Si le bilan politique de ces cinquante premières années s’avère pour le moins équivoque, le pays semble s’être mieux sorti sur le plan économique. Malgré les turbulences qui ont jalonné l’histoire postcoloniale du Kenya et la corruption légendaire de sa classe politique, le Kenya est parvenu à s’affirmer comme la première économie de l’Afrique australe. Le pays fonde traditionnellement son activité sur l'agriculture et le tourisme et  affiche des taux de croissance enviables : 4% en 2012, 5,5% en 2013. Sa cote auprès des investisseurs s’est améliorée suite aux découvertes de pétrole dans le Nord et de gaz naturel sur les côtes. Il est aujourd'hui une destination recherchée. Cette embellie permettra-t-elle au Kenya d’en finir avec sa pauvreté séculaire qui touche aujourd’hui 46% de la population ?

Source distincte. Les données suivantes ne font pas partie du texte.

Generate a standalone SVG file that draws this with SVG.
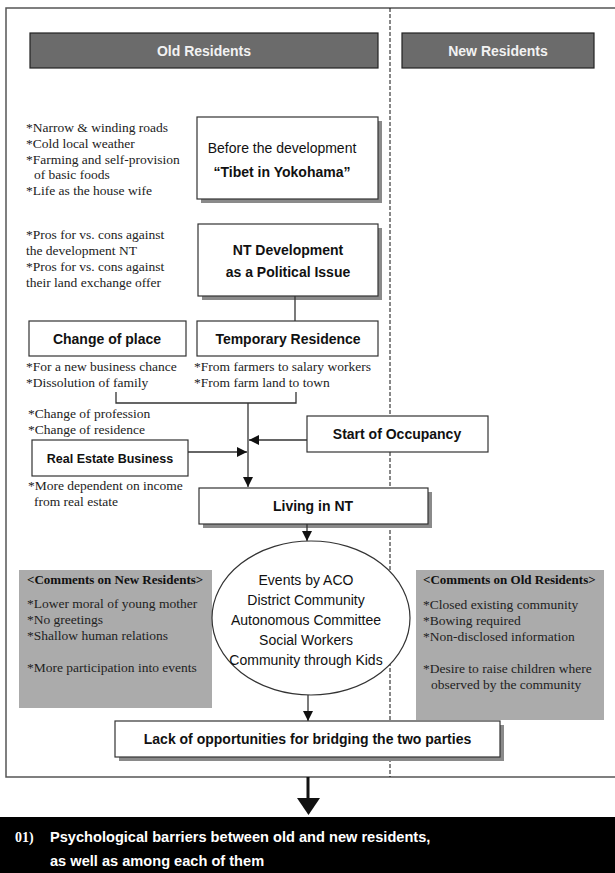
<svg xmlns="http://www.w3.org/2000/svg" width="615" height="873" viewBox="0 0 615 873">
<defs>
<style>
.box{fill:#fff;stroke:#333;stroke-width:1.2}
.shadow{fill:#8a8a8a}
.hdr{fill:#6b6b6b;stroke:#222;stroke-width:1.2}
.hdrt{font-family:"Liberation Sans",Arial,sans-serif;font-weight:bold;font-size:14px;fill:#f2f2f2;text-anchor:middle}
.bt{font-family:"Liberation Sans",Arial,sans-serif;font-weight:bold;font-size:14px;fill:#111;text-anchor:middle}
.rt{font-family:"Liberation Sans",Arial,sans-serif;font-size:14px;fill:#111;text-anchor:middle}
.note{font-family:"Liberation Serif","Times New Roman",serif;font-size:13.5px;fill:#222}
.noteh{font-family:"Liberation Serif","Times New Roman",serif;font-weight:bold;font-size:13px;fill:#111}
.gray{fill:#ababab}
.ln{fill:none;stroke:#333;stroke-width:1.3}
.dash{stroke:#111;stroke-width:1;stroke-dasharray:4,2}
.band{font-family:"Liberation Sans",Arial,sans-serif;font-weight:bold;font-size:14.6px;fill:#fff}
</style>
<marker id="ah" markerUnits="userSpaceOnUse" markerWidth="10" markerHeight="10" refX="10" refY="5" orient="auto">
<path d="M0,0 L10,5 L0,10 z" fill="#111"/>
</marker>
</defs>
<rect width="615" height="873" fill="#fff"/>
<rect x="6" y="8" width="640" height="769" fill="none" stroke="#555" stroke-width="1.5"/>
<line class="dash" x1="390" y1="8" x2="390" y2="777"/>

<g id="old-residents">
<rect class="hdr" x="30" y="33" width="348" height="35"/>
<text class="hdrt" x="204" y="56">Old Residents</text>
</g>
<g id="new-residents">
<rect class="hdr" x="402" y="33" width="192" height="35"/>
<text class="hdrt" x="498" y="56">New Residents</text>
</g>

<g id="notes-before">
<text class="note" x="26" y="132">*Narrow &amp; winding roads</text>
<text class="note" x="26" y="148">*Cold local weather</text>
<text class="note" x="26" y="164">*Farming and self-provision</text>
<text class="note" x="34" y="179">of basic foods</text>
<text class="note" x="26" y="195">*Life as the house wife</text>
</g>
<g id="before">
<rect class="shadow" x="201" y="121" width="181" height="82"/>
<rect class="box" x="197" y="117" width="181" height="82"/>
<text class="rt" x="282" y="153">Before the development</text>
<text class="bt" x="282" y="177">“Tibet in Yokohama”</text>
</g>

<g id="notes-political">
<text class="note" x="26" y="239">*Pros for vs. cons against</text>
<text class="note" x="26" y="255">the development NT</text>
<text class="note" x="26" y="271">*Pros for vs. cons against</text>
<text class="note" x="26" y="287">their land exchange offer</text>
</g>
<g id="nt-development">
<rect class="shadow" x="202" y="228" width="180" height="72"/>
<rect class="box" x="198" y="224" width="180" height="72"/>
<text class="bt" x="288" y="255">NT Development</text>
<text class="bt" x="288" y="277">as a Political Issue</text>
</g>

<g id="change-of-place">
<rect class="box" x="29" y="321" width="157" height="35"/>
<text class="bt" x="107" y="344">Change of place</text>
<text class="note" x="26" y="371">*For a new business chance</text>
<text class="note" x="26" y="387">*Dissolution of family</text>
</g>
<g id="temporary-residence">
<rect class="box" x="197" y="321" width="181" height="35"/>
<text class="bt" x="288" y="344">Temporary Residence</text>
<text class="note" x="194" y="371">*From farmers to salary workers</text>
<text class="note" x="194" y="387">*From farm land to town</text>
</g>

<g id="notes-change">
<text class="note" x="28" y="418">*Change of profession</text>
<text class="note" x="28" y="434">*Change of residence</text>
</g>

<g id="start-of-occupancy">
<rect class="box" x="307" y="416" width="181" height="36"/>
<text class="bt" x="397" y="439">Start of Occupancy</text>
</g>

<g id="real-estate">
<rect class="box" x="32" y="440" width="156" height="36"/>
<text class="bt" x="110" y="463" style="font-size:12.5px">Real Estate Business</text>
<text class="note" x="28" y="490">*More dependent on income</text>
<text class="note" x="34" y="506">from real estate</text>
</g>

<g id="living-in-nt">
<rect class="shadow" x="203" y="492" width="229" height="36"/>
<rect class="box" x="199" y="488" width="229" height="36"/>
<text class="bt" x="313" y="511">Living in NT</text>
</g>

<g id="comments-new">
<rect class="gray" x="19" y="570" width="193" height="138"/>
<text class="noteh" x="27" y="584">&lt;Comments on New Residents&gt;</text>
<text class="note" x="27" y="608">*Lower moral of young mother</text>
<text class="note" x="27" y="624">*No greetings</text>
<text class="note" x="27" y="640">*Shallow human relations</text>
<text class="note" x="27" y="672">*More participation into events</text>
</g>

<g id="events">
<ellipse cx="311" cy="618" rx="99" ry="77" fill="#fff" stroke="#333" stroke-width="1.2"/>
<text class="rt" x="306" y="585">Events by ACO</text>
<text class="rt" x="306" y="605">District Community</text>
<text class="rt" x="306" y="625">Autonomous Committee</text>
<text class="rt" x="306" y="645">Social Workers</text>
<text class="rt" x="306" y="665">Community through Kids</text>
</g>

<g id="comments-old">
<rect class="gray" x="416" y="570" width="188" height="150"/>
<text class="noteh" x="423" y="584">&lt;Comments on Old Residents&gt;</text>
<text class="note" x="423" y="609">*Closed existing community</text>
<text class="note" x="423" y="625">*Bowing required</text>
<text class="note" x="423" y="641">*Non-disclosed information</text>
<text class="note" x="423" y="673">*Desire to raise children where</text>
<text class="note" x="431" y="689">observed by the community</text>
</g>

<g id="lack">
<rect class="shadow" x="119" y="725" width="385" height="36"/>
<rect class="box" x="115" y="721" width="385" height="36"/>
<text class="bt" x="307.5" y="744">Lack of opportunities for bridging the two parties</text>
</g>

<g id="connectors">
<line class="ln" x1="295" y1="296" x2="295" y2="321"/>
<path class="ln" d="M116,392 V403 H296 V392"/>
<line class="ln" x1="248" y1="403" x2="248" y2="487" marker-end="url(#ah)"/>
<line class="ln" x1="307" y1="440" x2="249" y2="440" marker-end="url(#ah)"/>
<line class="ln" x1="188" y1="452" x2="247" y2="452" marker-end="url(#ah)"/>
<line class="ln" x1="307" y1="524" x2="307" y2="541" marker-end="url(#ah)"/>
<line class="ln" x1="308" y1="695" x2="308" y2="721" marker-end="url(#ah)"/>
<line x1="308" y1="777" x2="308" y2="800" stroke="#111" stroke-width="3"/>
<path d="M297,798 L320,798 L308.5,815 z" fill="#111"/>
</g>

<g id="result">
<rect x="0" y="817" width="615" height="56" fill="#000"/>
<text x="15" y="842" style="font-family:'Liberation Serif','Times New Roman',serif;font-weight:bold;font-size:14px;fill:#fff">01)</text>
<text class="band" x="50" y="842">Psychological barriers between old and new residents,</text>
<text class="band" x="50" y="866">as well as among each of them</text>
</g>
</svg>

Selon les observateurs, le Kenya reste « l’une des places les plus inégalitaires sur terre », avec la richesse concentrée « entre les mains de 5% de la population ». A la recherche des réponses à la hauteur des défis, la classe politique kényane a lancé il y a cinq ans un vaste programme de modernisation des infrastructures et de développement social intitulé « Vision 2030 ». Son objectif est double : porter d’ici vingt ans la croissance à 10% et créer « une société égalitaire et unie fondée sur la justice sociale ».